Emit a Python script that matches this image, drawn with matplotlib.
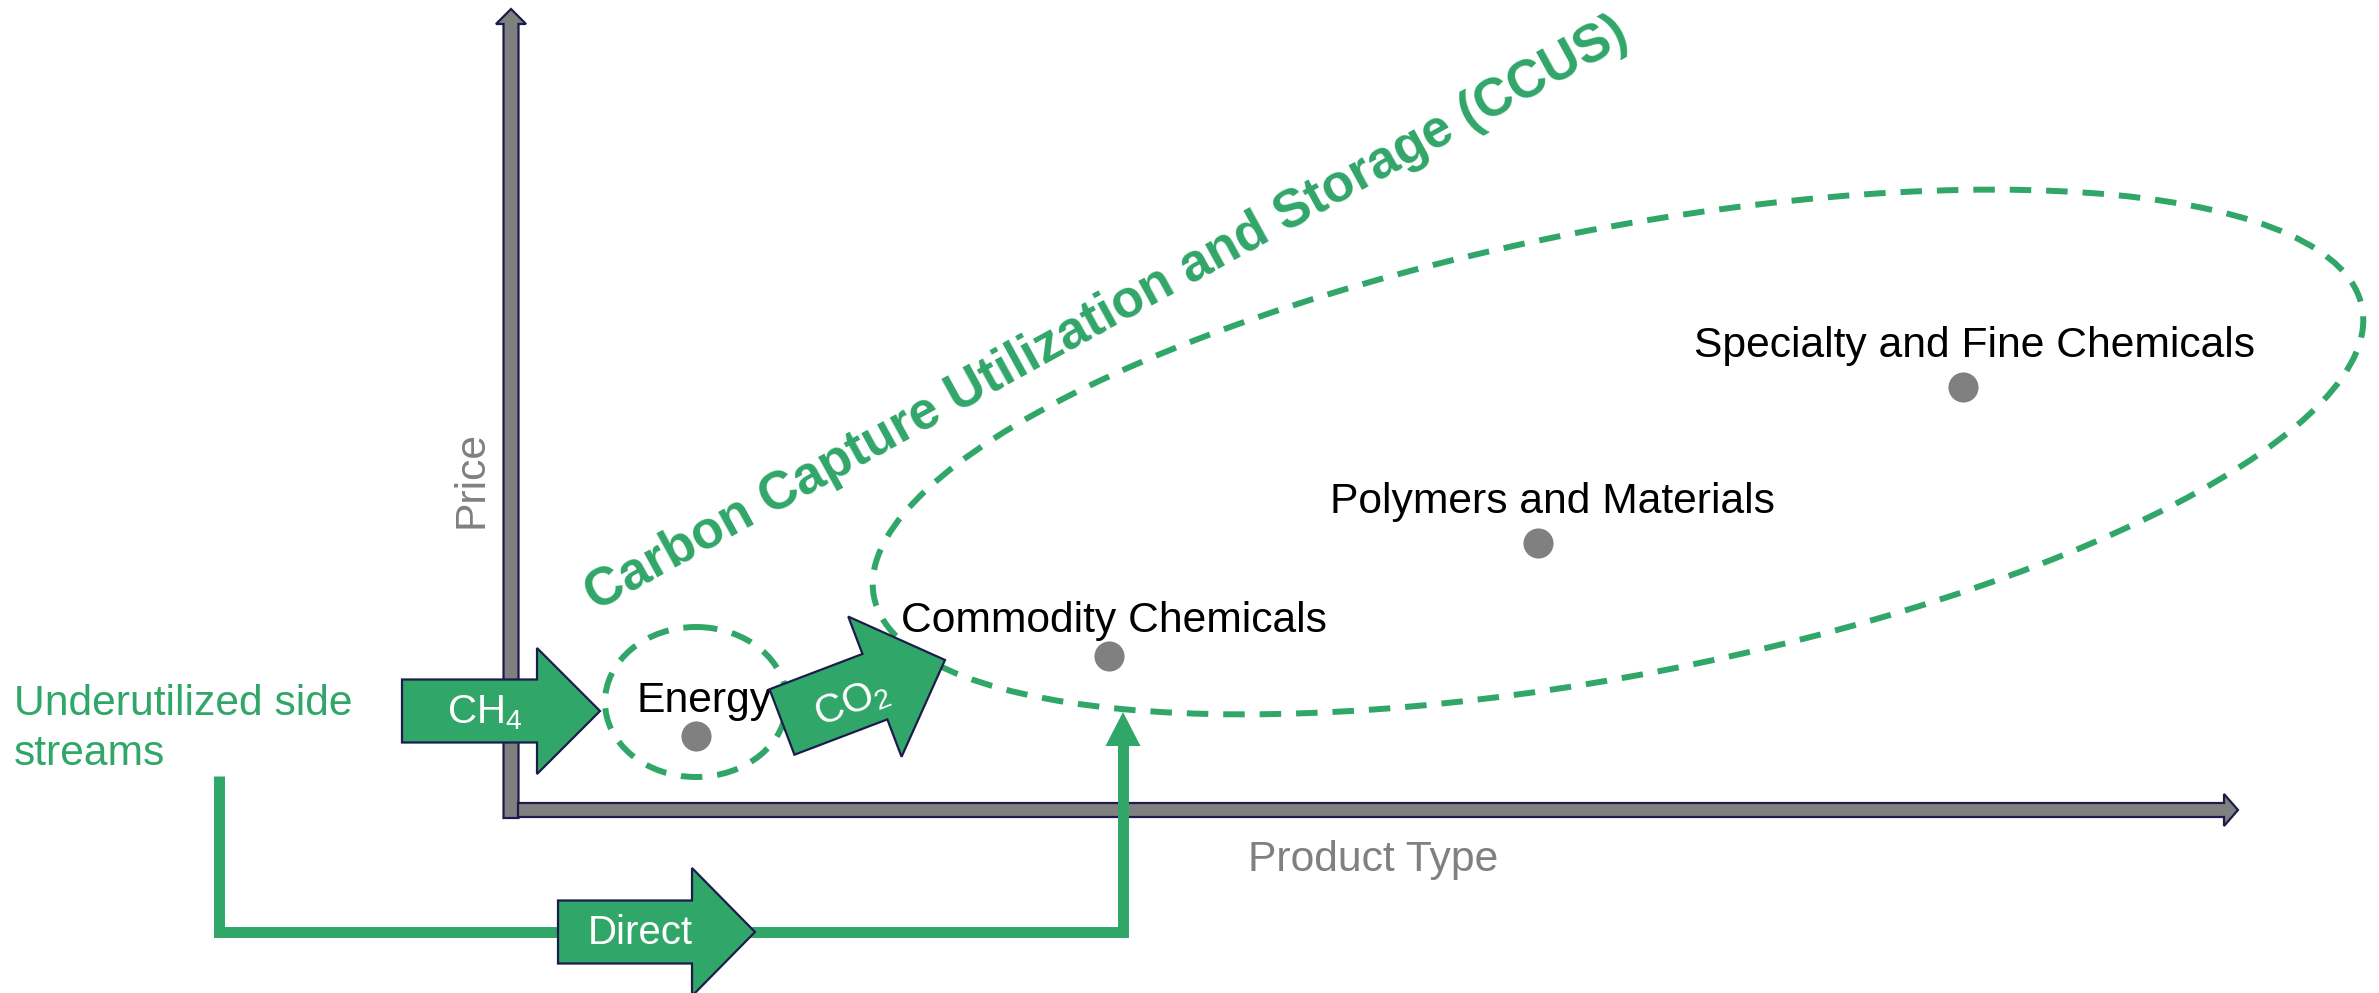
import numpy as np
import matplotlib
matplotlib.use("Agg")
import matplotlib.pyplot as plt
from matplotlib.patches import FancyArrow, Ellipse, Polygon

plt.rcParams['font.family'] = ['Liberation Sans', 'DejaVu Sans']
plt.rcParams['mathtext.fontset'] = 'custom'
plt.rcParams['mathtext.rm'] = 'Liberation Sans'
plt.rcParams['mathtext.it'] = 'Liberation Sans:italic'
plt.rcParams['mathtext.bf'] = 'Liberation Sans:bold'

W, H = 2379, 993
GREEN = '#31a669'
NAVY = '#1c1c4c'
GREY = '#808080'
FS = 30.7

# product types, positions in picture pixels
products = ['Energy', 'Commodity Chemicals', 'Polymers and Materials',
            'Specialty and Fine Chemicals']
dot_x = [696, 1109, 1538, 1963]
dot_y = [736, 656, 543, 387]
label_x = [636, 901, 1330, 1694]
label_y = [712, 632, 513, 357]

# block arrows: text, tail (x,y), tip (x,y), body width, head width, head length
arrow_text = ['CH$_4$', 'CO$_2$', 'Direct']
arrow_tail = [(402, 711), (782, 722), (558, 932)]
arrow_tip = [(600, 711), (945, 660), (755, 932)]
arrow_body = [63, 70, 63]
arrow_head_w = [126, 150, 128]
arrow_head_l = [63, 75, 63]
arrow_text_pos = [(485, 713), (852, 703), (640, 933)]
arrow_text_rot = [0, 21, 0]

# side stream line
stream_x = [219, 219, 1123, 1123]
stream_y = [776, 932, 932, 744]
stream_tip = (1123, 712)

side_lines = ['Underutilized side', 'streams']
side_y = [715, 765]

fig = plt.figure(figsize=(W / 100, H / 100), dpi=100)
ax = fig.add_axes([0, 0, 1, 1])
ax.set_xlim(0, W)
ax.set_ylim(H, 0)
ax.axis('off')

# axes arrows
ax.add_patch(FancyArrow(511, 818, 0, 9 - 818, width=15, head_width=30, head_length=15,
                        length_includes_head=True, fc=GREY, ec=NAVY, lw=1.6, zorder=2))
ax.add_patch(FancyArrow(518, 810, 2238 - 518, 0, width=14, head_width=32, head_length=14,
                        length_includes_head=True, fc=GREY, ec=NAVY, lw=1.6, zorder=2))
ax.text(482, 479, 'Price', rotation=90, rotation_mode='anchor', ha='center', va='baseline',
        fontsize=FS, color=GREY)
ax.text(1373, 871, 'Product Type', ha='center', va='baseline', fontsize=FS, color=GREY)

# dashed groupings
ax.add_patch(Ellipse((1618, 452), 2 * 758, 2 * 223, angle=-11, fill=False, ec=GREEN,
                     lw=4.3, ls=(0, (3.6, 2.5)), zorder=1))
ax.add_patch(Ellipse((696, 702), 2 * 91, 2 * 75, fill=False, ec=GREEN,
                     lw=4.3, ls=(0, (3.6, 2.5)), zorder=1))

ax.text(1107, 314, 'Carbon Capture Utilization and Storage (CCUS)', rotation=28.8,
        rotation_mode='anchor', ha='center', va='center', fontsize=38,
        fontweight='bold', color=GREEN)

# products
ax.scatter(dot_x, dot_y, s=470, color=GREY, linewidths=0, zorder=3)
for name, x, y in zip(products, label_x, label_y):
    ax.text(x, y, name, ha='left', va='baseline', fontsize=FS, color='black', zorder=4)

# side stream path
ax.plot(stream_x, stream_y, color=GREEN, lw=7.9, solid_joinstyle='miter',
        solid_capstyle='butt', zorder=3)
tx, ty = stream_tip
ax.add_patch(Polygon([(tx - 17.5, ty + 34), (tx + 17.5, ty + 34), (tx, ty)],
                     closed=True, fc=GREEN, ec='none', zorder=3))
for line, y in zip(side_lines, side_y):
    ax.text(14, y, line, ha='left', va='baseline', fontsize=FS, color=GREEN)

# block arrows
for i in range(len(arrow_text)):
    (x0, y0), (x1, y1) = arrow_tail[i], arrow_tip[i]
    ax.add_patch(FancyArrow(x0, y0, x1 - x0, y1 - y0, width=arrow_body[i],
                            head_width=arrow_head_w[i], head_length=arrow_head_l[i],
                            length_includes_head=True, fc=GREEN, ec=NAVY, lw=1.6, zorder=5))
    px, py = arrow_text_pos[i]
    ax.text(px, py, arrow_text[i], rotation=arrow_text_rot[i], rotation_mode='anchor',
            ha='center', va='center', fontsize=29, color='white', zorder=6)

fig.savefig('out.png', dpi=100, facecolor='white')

------------------------------------------------------------------------

What you should do:
Only the lines from the start of the material through the line containing "ax.text(1373, 871, 'Product" should be transcribed. Pictures stay out.

The result:
Emit a Python script that matches this image, drawn with matplotlib.
import numpy as np
import matplotlib
matplotlib.use("Agg")
import matplotlib.pyplot as plt
from matplotlib.patches import FancyArrow, Ellipse, Polygon

plt.rcParams['font.family'] = ['Liberation Sans', 'DejaVu Sans']
plt.rcParams['mathtext.fontset'] = 'custom'
plt.rcParams['mathtext.rm'] = 'Liberation Sans'
plt.rcParams['mathtext.it'] = 'Liberation Sans:italic'
plt.rcParams['mathtext.bf'] = 'Liberation Sans:bold'

W, H = 2379, 993
GREEN = '#31a669'
NAVY = '#1c1c4c'
GREY = '#808080'
FS = 30.7

# product types, positions in picture pixels
products = ['Energy', 'Commodity Chemicals', 'Polymers and Materials',
            'Specialty and Fine Chemicals']
dot_x = [696, 1109, 1538, 1963]
dot_y = [736, 656, 543, 387]
label_x = [636, 901, 1330, 1694]
label_y = [712, 632, 513, 357]

# block arrows: text, tail (x,y), tip (x,y), body width, head width, head length
arrow_text = ['CH$_4$', 'CO$_2$', 'Direct']
arrow_tail = [(402, 711), (782, 722), (558, 932)]
arrow_tip = [(600, 711), (945, 660), (755, 932)]
arrow_body = [63, 70, 63]
arrow_head_w = [126, 150, 128]
arrow_head_l = [63, 75, 63]
arrow_text_pos = [(485, 713), (852, 703), (640, 933)]
arrow_text_rot = [0, 21, 0]

# side stream line
stream_x = [219, 219, 1123, 1123]
stream_y = [776, 932, 932, 744]
stream_tip = (1123, 712)

side_lines = ['Underutilized side', 'streams']
side_y = [715, 765]

fig = plt.figure(figsize=(W / 100, H / 100), dpi=100)
ax = fig.add_axes([0, 0, 1, 1])
ax.set_xlim(0, W)
ax.set_ylim(H, 0)
ax.axis('off')

# axes arrows
ax.add_patch(FancyArrow(511, 818, 0, 9 - 818, width=15, head_width=30, head_length=15,
                        length_includes_head=True, fc=GREY, ec=NAVY, lw=1.6, zorder=2))
ax.add_patch(FancyArrow(518, 810, 2238 - 518, 0, width=14, head_width=32, head_length=14,
                        length_includes_head=True, fc=GREY, ec=NAVY, lw=1.6, zorder=2))
ax.text(482, 479, 'Price', rotation=90, rotation_mode='anchor', ha='center', va='baseline',
        fontsize=FS, color=GREY)
ax.text(1373, 871, 'Product Type', ha='center', va='baseline', fontsize=FS, color=GREY)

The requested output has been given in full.